NYARM hosts elevator panel to discuss looming DLM compliance.

The New York Association of Realty Managers (NYARM) presented a forum, “NYC ELEVATORS. . . to Modernize or, NOT to Modernize?” on the wintry evening of February 11. With New York City’s (NYC) new door-lock monitoring (DLM) rules set to go into effect in less than a year, a panel of elevator experts came together to discuss and update NYARM membership on the NYC Department of Buildings’ upcoming compliance mandate. More than 40,000 elevators in NYC must have the devices installed by January 1, 2020.

The panel was made up of various industry professionals who walked building managers through the process of scheduling modernizations and planning shutdowns. Members included Joseph Caracappa of Sierra Consulting Group (moderator); Mick Carnevale and Tom Unsinn of Joseph Neto Associates/ Lerch Bates, Inc.; Joe Corrado of Champion Elevator Corp.; Dmitri Dits, assistant commissioner of Central Inspections (elevators) with the NYC Department of Buildings (DOB); Charanjeet Singh, PE, executive engineer, Elevators Plan Examination Unit, DOB; plus, legal counsel and senior property management.

Caracappa asked the panel to take on and explain the reasoning for the code, the products available for compliance, and the NYC Department of Buildings’ opinions. The panel said close to 50,000 elevators in the city fall under the requirements to be updated for DLM. The compliant DLM can be as simple as unlocking a code already imbedded in controllers (made within a certain timeframe), providing software updates to certain controllers (again made within a certain timeframe) or having to install a separate module for older controllers to bring them into compliance.

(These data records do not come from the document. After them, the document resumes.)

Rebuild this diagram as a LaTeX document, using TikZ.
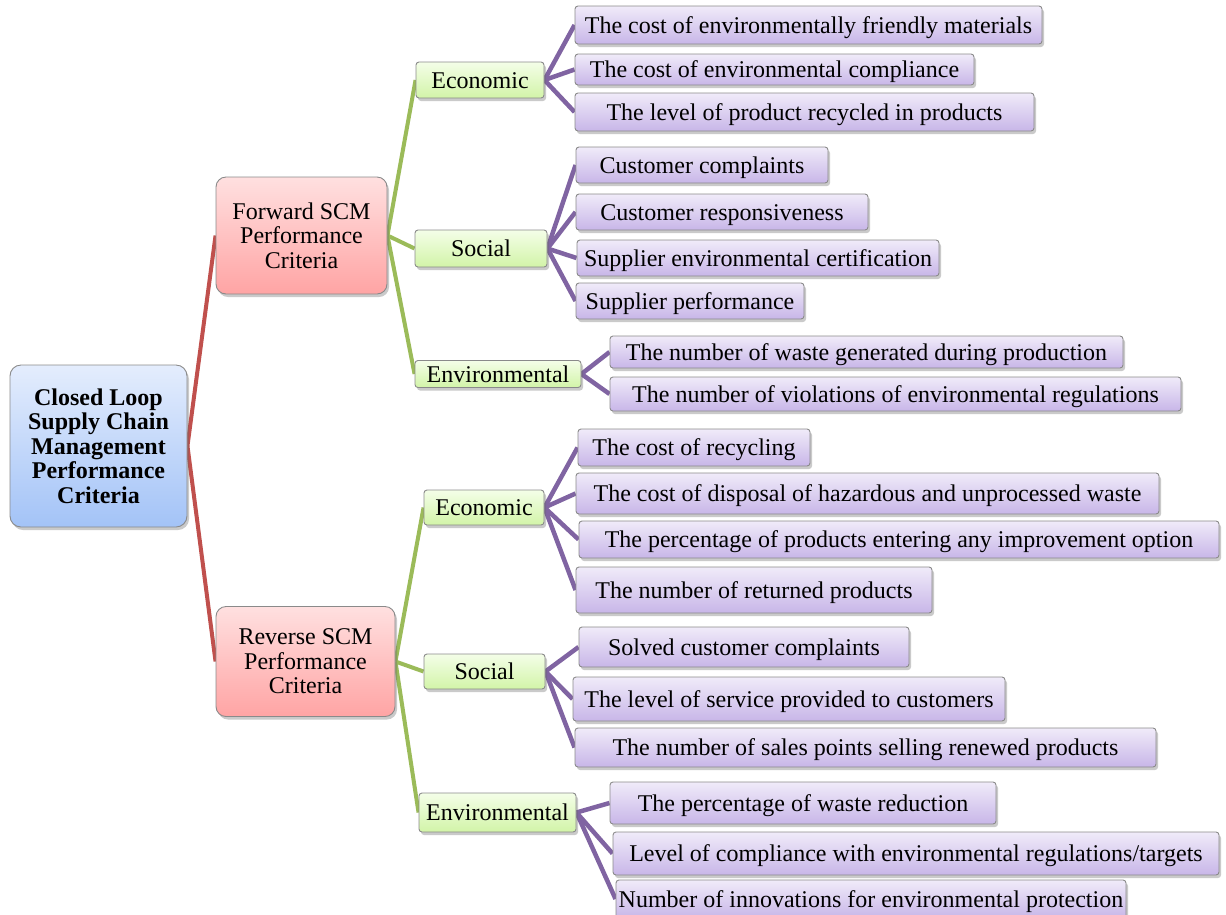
\documentclass[tikz,border=0pt]{standalone}
\usepackage{fontspec}
\setmainfont{Liberation Serif}
\usetikzlibrary{shadows,backgrounds}
\definecolor{cred}{HTML}{C0504D}
\definecolor{cgreen}{HTML}{9BBB59}
\definecolor{cpurple}{HTML}{8064A2}
\definecolor{rootT}{HTML}{E4EDFD}
\definecolor{rootB}{HTML}{A3C3F7}
\definecolor{midT}{HTML}{FFE0E0}
\definecolor{midB}{HTML}{FFA4A4}
\definecolor{catT}{HTML}{F4FEE8}
\definecolor{catB}{HTML}{D2F4A8}
\definecolor{leafT}{HTML}{F0EBF9}
\definecolor{leafB}{HTML}{C8B6E8}
\definecolor{cborder}{HTML}{8A8A8A}
\tikzset{
  boxbase/.style={draw=cborder, line width=0.9pt, inner sep=0pt, align=center,
    font=\fontsize{24}{24.5}\selectfont,
    drop shadow={shadow xshift=2pt, shadow yshift=-3pt, fill=black!60, opacity=0.35}},
  rootbox/.style={boxbase, rounded corners=11pt, top color=rootT, bottom color=rootB,
    font=\fontsize{24}{24.5}\selectfont\bfseries},
  midbox/.style={boxbase, rounded corners=10pt, top color=midT, bottom color=midB},
  onelinebox/.style={boxbase, rounded corners=3pt, text height=19pt, text depth=3pt},
  catbox/.style={onelinebox, top color=catT, bottom color=catB},
  leafbox/.style={onelinebox, top color=leafT, bottom color=leafB},
  redline/.style={draw=cred, line width=4pt},
  greenline/.style={draw=cgreen, line width=4pt},
  purpleline/.style={draw=cpurple, line width=4.5pt},
}
\begin{document}
\begin{tikzpicture}[x=1pt, y=-1pt]
\useasboundingbox (0,0) rectangle (1226,914);
% level 0
\node[rootbox, minimum width=177pt, minimum height=162pt] (root) at (98.5,446)
  {Closed Loop\\Supply Chain\\Management\\Performance\\Criteria};
% level 1
\node[midbox, minimum width=171pt, minimum height=117pt] (fwd) at (301.5,235.5)
  {Forward SCM\\Performance\\Criteria};
\node[midbox, minimum width=179pt, minimum height=110pt] (rev) at (305.5,661.5)
  {Reverse SCM\\Performance\\Criteria};
% level 2
\node[catbox, minimum width=128pt, minimum height=36pt] (fe) at (480,80) {Economic};
\node[catbox, minimum width=132pt, minimum height=37pt] (fs) at (481,248.5) {Social};
\node[catbox, minimum width=166pt, minimum height=27pt] (fen) at (498,374) {Environmental};
\node[catbox, minimum width=120pt, minimum height=35pt] (re) at (484,507.5) {Economic};
\node[catbox, minimum width=121pt, minimum height=35pt] (rs) at (484.5,671.5) {Social};
\node[catbox, minimum width=157pt, minimum height=39pt] (ren) at (497.5,812.5) {Environmental};
% leaves
\node[leafbox, minimum width=467pt, minimum height=38pt] (l1) at (808.5,25) {The cost of environmentally friendly materials};
\node[leafbox, minimum width=399pt, minimum height=31pt] (l2) at (774.5,69.5) {The cost of environmental compliance};
\node[leafbox, minimum width=459pt, minimum height=38pt] (l3) at (804.5,112) {The level of product recycled in products};
\node[leafbox, minimum width=252pt, minimum height=36pt] (l4) at (702,165) {Customer complaints};
\node[leafbox, minimum width=292pt, minimum height=36pt] (l5) at (722,212) {Customer responsiveness};
\node[leafbox, minimum width=362pt, minimum height=36pt] (l6) at (758,258) {Supplier environmental certification};
\node[leafbox, minimum width=228pt, minimum height=36pt] (l7) at (690,301) {Supplier performance};
\node[leafbox, minimum width=513pt, minimum height=32pt] (l8) at (866.5,352) {The number of waste generated during production};
\node[leafbox, minimum width=571pt, minimum height=34pt] (l9) at (895.5,394) {The number of violations of environmental regulations};
\node[leafbox, minimum width=232pt, minimum height=37pt] (l10) at (694,447.5) {The cost of recycling};
\node[leafbox, minimum width=583pt, minimum height=41pt] (l11) at (867.5,493.5) {The cost of disposal of hazardous and unprocessed waste};
\node[leafbox, minimum width=640pt, minimum height=37pt] (l12) at (899,539.5) {The percentage of products entering any improvement option};
\node[leafbox, minimum width=356pt, minimum height=46pt] (l13) at (754,590) {The number of returned products};
\node[leafbox, minimum width=330pt, minimum height=40pt] (l14) at (744,647) {Solved customer complaints};
\node[leafbox, minimum width=432pt, minimum height=44pt] (l15) at (789,699) {The level of service provided to customers};
\node[leafbox, minimum width=581pt, minimum height=39pt] (l16) at (865.5,747.5) {The number of sales points selling renewed products};
\node[leafbox, minimum width=386pt, minimum height=42pt] (l17) at (803,803) {The percentage of waste reduction};
\node[leafbox, minimum width=606pt, minimum height=43pt] (l18) at (916,853.5) {Level of compliance with environmental regulations/targets};
\node[leafbox, minimum width=510pt, minimum height=38pt] (l19) at (871,899) {Number of innovations for environmental protection};
% connectors
\begin{scope}[on background layer]
\draw[redline] (root.east) -- (fwd.west);
\draw[redline] (root.east) -- (rev.west);
\foreach \c in {fe,fs,fen} \draw[greenline] (fwd.east) -- (\c.west);
\foreach \c in {re,rs,ren} \draw[greenline] (rev.east) -- (\c.west);
\foreach \c in {l1,l2,l3} \draw[purpleline] (fe.east) -- (\c.west);
\foreach \c in {l4,l5,l6,l7} \draw[purpleline] (fs.east) -- (\c.west);
\foreach \c in {l8,l9} \draw[purpleline] (fen.east) -- (\c.west);
\foreach \c in {l10,l11,l12,l13} \draw[purpleline] (re.east) -- (\c.west);
\foreach \c in {l14,l15,l16} \draw[purpleline] (rs.east) -- (\c.west);
\foreach \c in {l17,l18,l19} \draw[purpleline] (ren.east) -- (\c.west);
\end{scope}
\end{tikzpicture}
\end{document}
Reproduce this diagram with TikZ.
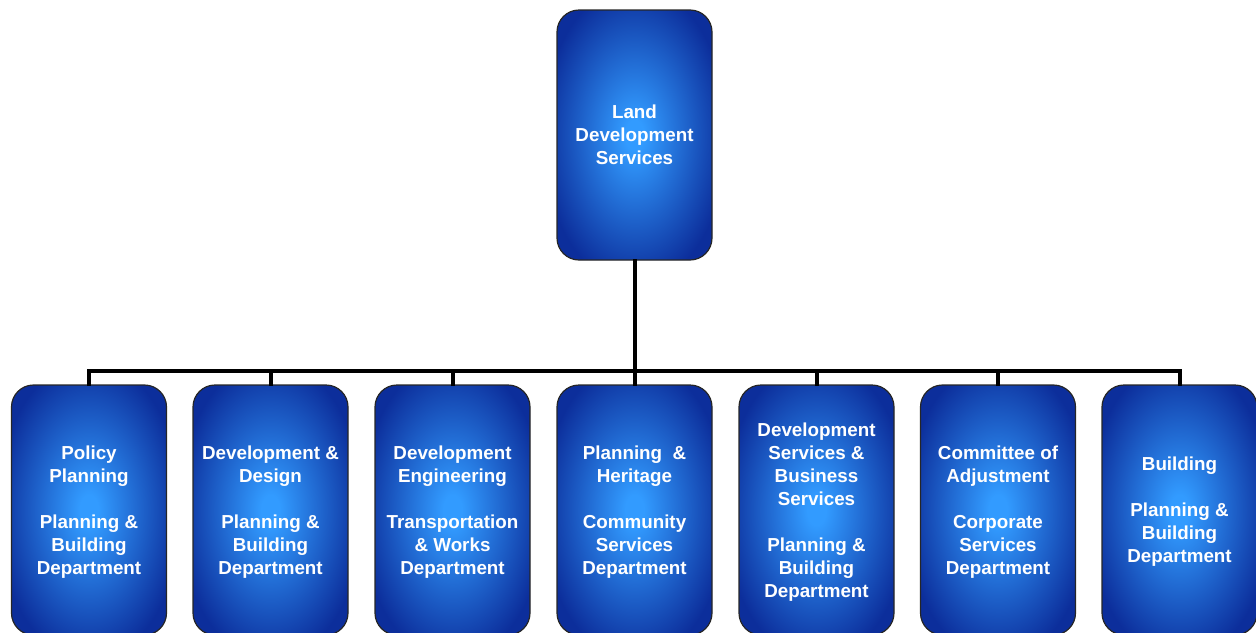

The panel also gave the audience (made up of approximately half NYARM and half elevator-industry people) ideas on costs and timeframes of installation for these updates. However, another aspect from the panel’s point of view was that it is now the time for some building owners to modernize their current equipment. This would not only have their elevator equipment comply with DLM, but also bring their equipment to the current standards, which the panel suggested would ultimately provide better service and meet all safety requirements. The panel also stated that no matter what work is to be completed, a full survey of the equipment should be done to specify any DLM compliance required.

The audience question period was heavily focused on the general requirement that the DLM must be complied with by a hard deadline of December 31, 2019. The two representatives of the NYC DOB were asked if any penalties would be delayed if a permit is issued for a modernization. Though this question was asked in several different ways, Dits’ response, “This compliance has been known for several years, and do not expect an extension of the deadline date for compliance,” never wavered.

The last and final response from the elevator panel was that building owners should be asking their elevator contractors for an assessment and proposal for compliance so it can be validated. Then, they should sign their contracts to get the permit process toward compliance moving.

Margie Russell, executive director of NYARM, thanked the 75-plus attendees for being present, calling the gathering “our biggest crowd yet.”